I am reading The Warmth of Other Suns, which is a relatively well written (if repetitive and cliched very occassionally) book about the so-called Great Migration of Blacks living in the South, who moved to the rest of the US because they were treated so completely terrible in the South. It’s based on plenty of documentary and archive research, which is good, but also 1,200 interviews with people who were really doing the migration. So it is good at driving home exactly how bad those lives were, how people felt when they were segregated.

This is interesting/somewhat new to me, probably because I’m kind of from the South and because I am white and because I didn’t study Southern studies or anything similar. I think in a lot of mainstream potrayals of Jim Crow laws, you get this idea that Blacks were somehow not affected by the way they were treated. That they didn’t know better, and so they didn’t notice, and they needed these revolutionaries to rise up and make them realise they were treated badly.

What’s interesting in this book is that people knew they were being treated badly. It made them sad, and angry. People they knew were beaten to death, killed, lynched, etc., and with absolutely no recompense. That’s why they left. Essentially, the book is good at re-humanizing them. I’m only 150 pages in so this is not a review. But so far it’s a good book; it kept me up til 1.30 last night – an achievement for non-fiction.
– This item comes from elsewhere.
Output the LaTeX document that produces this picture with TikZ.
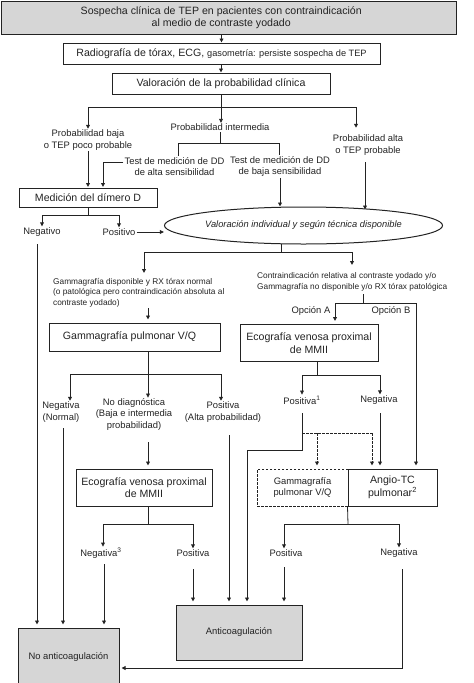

Now, that is all background for this article on the statistics of Hispanics in the US, which I happened to see – not sure how, since I am so far behind on the Economist… and all my other news sites/links/blogs/etc. (I need to just click “mark all as read” in Google Reader and start wiht a new slate.) Anyway, the article is about this:

Last month the Census Bureau released data from its latest American Community Survey showing the percentage of people aged five and over who speak Spanish at home. This survey took place over five years from 2005 to 2009, so it’s not a snapshot, but with that caveat in mind, it does show small but notable differences from the 2000 census, both in the overall percentage of Spanish speakers (up to 12.1% from 10.7% in 2000) and in where they are concentrated: increasingly in the north and centre of the country.

Now, since I have already explained what my dominant reading influence is – this book on the Black migration – this made me wonder if the explanations the Economist gives (prosperity, anglicisation, the need to avoid census takers in case they turn them in for being illegal) are incomplete? It may be more what it cites as the conclusion:

What’s interesting is that either way, the deep south remains a redoubt of whiteness non-Hispanics.

[The strikeout is in the original.]

There was an article a few months ago about how illegal Hispanics in stricter southwestern states (Arizona/New Mexico) are moving to Colorado to avoid deportation. That makes some sense. Maybe there are other forms of harassment in more southern areas? Or more economic opportunity (the period surveyed also overlaps with some of the recession)?

Thoughts? Anyway interesting, if nothing else for how The Warmth of Other Suns has already changed how I think about things.